S v Combrink[1] is an important case in South African law, heard in the Supreme Court of Appeal by Brand JA, Ponnan JA and Shongwe JA on May 25, 2011, with judgment handed down on June 23. BC Bredenkamp SC appeared for the appellant, and JJ Kotze for the State. Its significance lies primarily in the area of punishment and sentencing.
The appellant, a farmer, had fired two shots at an unidentified person walking across farmland, who had not responded to his calls. The second shot struck and killed that person. The farmer was convicted of murder by a single judge in the circuit court of the North Gauteng High Court and sentenced to fifteen years' imprisonment, five of which were suspended on the usual conditions.

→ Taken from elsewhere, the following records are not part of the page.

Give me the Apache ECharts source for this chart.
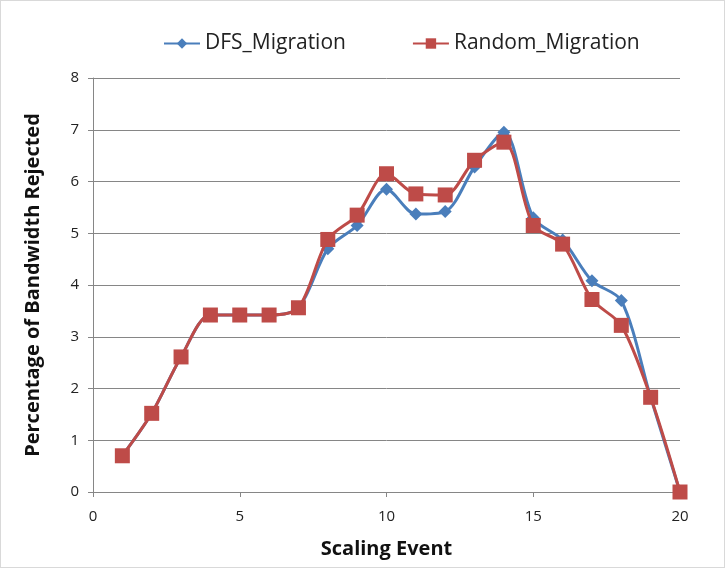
<!DOCTYPE html>
<html><head><meta charset="utf-8">
<script src="https://cdn.jsdelivr.net/npm/echarts@6/dist/echarts.min.js"></script>
<style>html,body{margin:0;padding:0;background:#fff}#c{width:725px;height:568px;box-sizing:border-box;border:1px solid #d9d9d9}</style>
</head><body><div id="c"></div>
<script>
const events = [1,2,3,4,5,6,7,8,9,10,11,12,13,14,15,16,17,18,19,20];
const dfsMigration = [0.7,1.52,2.61,3.42,3.42,3.42,3.56,4.7,5.15,5.85,5.37,5.42,6.28,6.95,5.3,4.87,4.08,3.7,1.83,0];
const randomMigration = [0.7,1.52,2.61,3.42,3.42,3.42,3.56,4.88,5.35,6.15,5.76,5.74,6.41,6.76,5.15,4.79,3.72,3.22,1.83,0];
const xName = 'Scaling Event';
const yName = 'Percentage of Bandwidth Rejected';

const font = 'Open Sans, Liberation Sans, sans-serif';
const chart = echarts.init(document.getElementById('c'));
chart.setOption({
  animation:false,
  legend:{top:27,left:157,itemGap:66,itemWidth:36,itemHeight:13,
    textStyle:{fontFamily:font,fontSize:21,color:'#222'},
    data:['DFS_Migration','Random_Migration']},
  grid:{left:92,right:44,top:77,bottom:75},
  xAxis:{type:'value',min:0,max:20,interval:5,name:xName,nameLocation:'middle',nameGap:47,
    nameTextStyle:{fontFamily:font,fontSize:20,fontWeight:'bold',color:'#111'},
    axisLine:{lineStyle:{color:'#868686'}},axisTick:{show:true,length:5,lineStyle:{color:'#868686'}},
    axisLabel:{fontFamily:font,fontSize:15,color:'#222',margin:17},splitLine:{show:false}},
  yAxis:{type:'value',min:0,max:8,interval:1,name:yName,nameLocation:'middle',nameGap:50,
    nameTextStyle:{fontFamily:font,fontSize:20,fontWeight:'bold',color:'#111'},
    axisLine:{show:true,lineStyle:{color:'#868686'}},axisTick:{show:true,length:5,lineStyle:{color:'#868686'}},
    axisLabel:{fontFamily:font,fontSize:15,color:'#222',margin:14},
    splitLine:{lineStyle:{color:'#868686',width:1}}},
  series:[
    {name:'DFS_Migration',type:'line',smooth:0.3,data:events.map((e,i)=>[e,dfsMigration[i]]),
     symbol:'diamond',symbolSize:13,lineStyle:{width:3,color:'#4a7ebb'},itemStyle:{color:'#4a7ebb'},z:2},
    {name:'Random_Migration',type:'line',smooth:0.3,data:events.map((e,i)=>[e,randomMigration[i]]),
     symbol:'rect',symbolSize:15,lineStyle:{width:3,color:'#be4b48'},itemStyle:{color:'#be4b48'},z:3}
  ]
});
</script></body></html>
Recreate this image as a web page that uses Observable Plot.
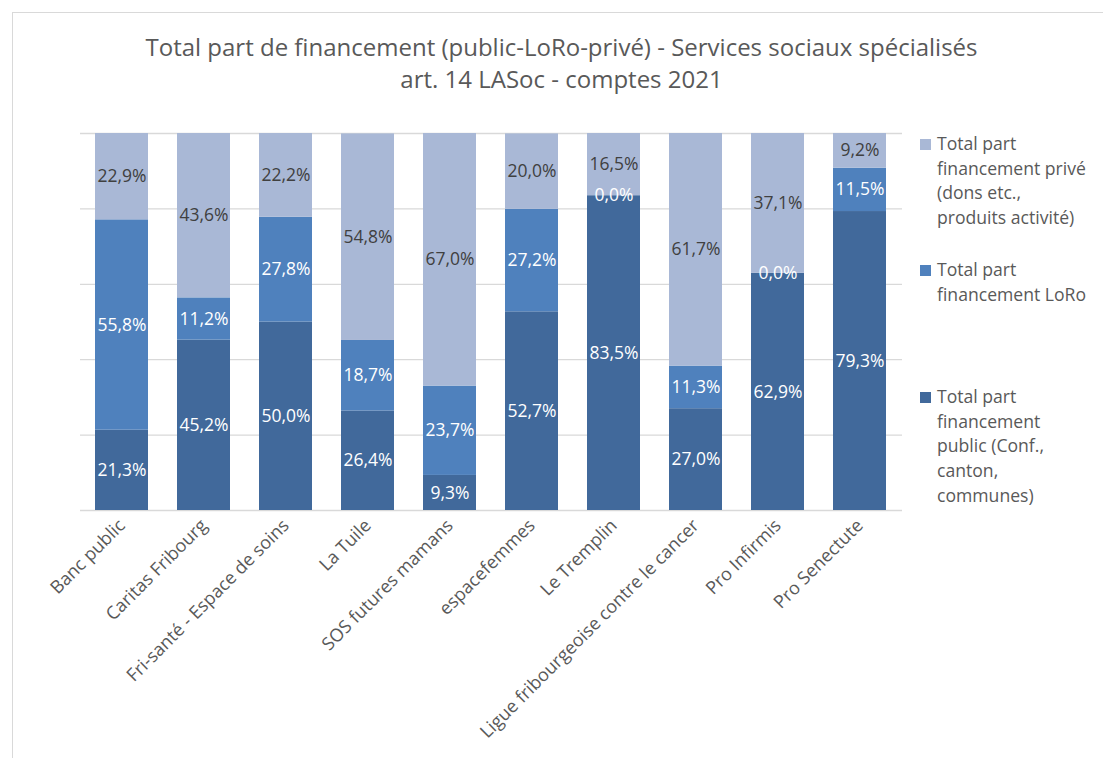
<!DOCTYPE html>
<html>
<head>
<meta charset="utf-8">
<script src="https://cdn.jsdelivr.net/npm/d3@7"></script>
<script src="https://cdn.jsdelivr.net/npm/@observablehq/plot@0.6"></script>
<style>
  html, body { margin: 0; padding: 0; background: #fff; }
  #wrap { position: relative; width: 1103px; height: 758px; overflow: hidden; font-family: "Open Sans", "Noto Sans", sans-serif; }
  #frame { position: absolute; left: 12px; top: 12px; width: 1200px; height: 800px; border-top: 1px solid #d9d9d9; border-left: 1px solid #d9d9d9; }
  #title { position: absolute; left: 0; top: 0; width: 1103px; height: 100px; text-align: center; color: #595959; font-size: 24px; line-height: 32px; padding-top: 31px; box-sizing: border-box; margin-left: 10px; }
  #chart { position: absolute; left: 0; top: 100px; }
  #legend { position: absolute; left: 918px; top: 131px; color: #595959; font-size: 17.6px; line-height: 24.7px; }
  .item { position: absolute; left: 0; width: 185px; }
  .sw { position: absolute; left: 2px; top: 8px; width: 11px; height: 11px; }
  .lt { position: absolute; left: 19px; top: 0; white-space: nowrap; }
</style>
</head>
<body>
<div id="wrap">
  <div id="frame"></div>
  <div id="title">Total part de financement (public-LoRo-privé) - Services sociaux spécialisés<br>art. 14 LASoc - comptes 2021</div>
  <div id="chart"></div>
  <div id="legend"></div>
</div>
<script>
const categories = ["Banc public", "Caritas Fribourg", "Fri-santé - Espace de soins", "La Tuile", "SOS futures mamans", "espacefemmes", "Le Tremplin", "Ligue fribourgeoise contre le cancer", "Pro Infirmis", "Pro Senectute"];
const seriesNames = ["Total part financement public (Conf., canton, communes)", "Total part financement LoRo", "Total part financement privé (dons etc., produits activité)"];
const publicValues = [21.3, 45.2, 50.0, 26.4, 9.3, 52.7, 83.5, 27.0, 62.9, 79.3];
const loroValues   = [55.8, 11.2, 27.8, 18.7, 23.7, 27.2, 0.0, 11.3, 0.0, 11.5];
const priveValues  = [22.9, 43.6, 22.2, 54.8, 67.0, 20.0, 16.5, 61.7, 37.1, 9.2];
const seriesColors = ["#41699b", "#4f81bd", "#a9b8d6"];
const labelColors = ["#ffffff", "#ffffff", "#404040"];
const gridTicks = [0, 20, 40, 60, 80, 100];

const allSeries = [publicValues, loroValues, priveValues];
const rows = [];
allSeries.forEach((vals, s) => {
  vals.forEach((v, i) => rows.push({category: categories[i], series: seriesNames[s], si: s, value: v}));
});
const fmt = v => v.toFixed(1).replace(".", ",") + "%";

const chart = Plot.plot({
  width: 1103,
  height: 658,
  marginTop: 33,
  marginBottom: 248,
  marginLeft: 80,
  marginRight: 201,
  style: {fontFamily: "'Open Sans', 'Noto Sans', sans-serif", fontSize: "15px", color: "#595959", background: "transparent"},
  x: {domain: categories, paddingInner: 0.35, paddingOuter: 0.175, label: null},
  y: {domain: [0, 100], axis: null},
  color: {domain: seriesNames, range: seriesColors},
  marks: [
    Plot.ruleY(gridTicks, {stroke: "#d9d9d9", strokeWidth: 1.3}),
    Plot.barY(rows, {x: "category", y: "value", fill: "series", order: seriesNames}),
    ...[0, 1, 2].map(s => Plot.text(rows, Plot.stackY({
      x: "category", y: "value", z: "series", order: seriesNames,
      text: d => d.si === s ? fmt(d.value) : "",
      fill: labelColors[s], fontSize: 17.5
    }))),
    Plot.axisX({tickRotate: -45, tickSize: 0, tickPadding: 12, fontSize: 18, fill: "#595959", label: null})
  ]
});
document.getElementById("chart").appendChild(chart);

const legendTops = [0, 126, 253];
const legendLines = [
  ["Total part", "financement privé", "(dons etc.,", "produits activité)"],
  ["Total part", "financement LoRo"],
  ["Total part", "financement", "public (Conf.,", "canton,", "communes)"]
];
const legendOrder = [2, 1, 0];
const legend = document.getElementById("legend");
legendOrder.forEach((s, k) => {
  const it = document.createElement("div");
  it.className = "item";
  it.style.top = legendTops[k] + "px";
  const sw = document.createElement("div");
  sw.className = "sw";
  sw.style.background = seriesColors[s];
  const lt = document.createElement("div");
  lt.className = "lt";
  lt.innerHTML = legendLines[k].join("<br>");
  it.appendChild(sw); it.appendChild(lt);
  legend.appendChild(it);
});
</script>
</body>
</html>
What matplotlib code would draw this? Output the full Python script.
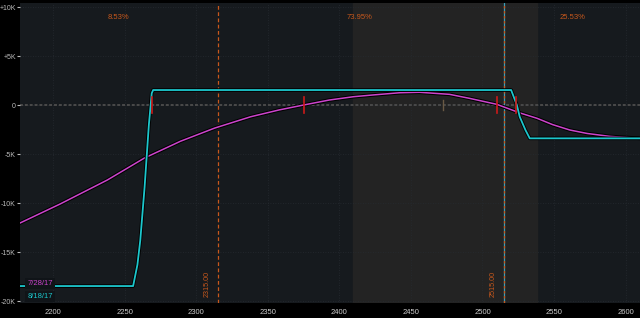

An appeal to the full bench of that court was dismissed in respect of the conviction but upheld in respect of sentence, the court substituting the trial court's sentence with one of ten years' imprisonment.
In an appeal to the Supreme Court of Appeal, it was held that, accepting the evidence of the witness,[2] the appellant (who was a very good marksman) must subjectively have foreseen, when he aimed the second shot at the same place as the first, the possibility that the bullet could ricochet after striking a stone or some other object and in the process strike the deceased. Regardless of that foreseeable possibility, he went on to shoot. He was therefore guilty of murder, the intention being dolus eventualis.[3]
The court held that, given the public incense with sentences which appeared to favour a particular group in society, courts had to be conscious and sensitive to cases which appeared to have racial or discriminatory connotations, especially when dealing with the question of sentence. Public interest was one of the essential considerations in determining an appropriate sentence. The public interest against discrimination was not necessarily in discrimination between black and white but rather between people in general, who perceive others, with prejudice, to be different or inferior to them. It was this perception that the judiciary should address. The effect of hate crimes went far beyond the victims and served to traumatise whole communities and damaged South African society. Without the decision makers in the criminal justice system being attuned to these issues, it would not be possible properly to combat hate crimes.[4]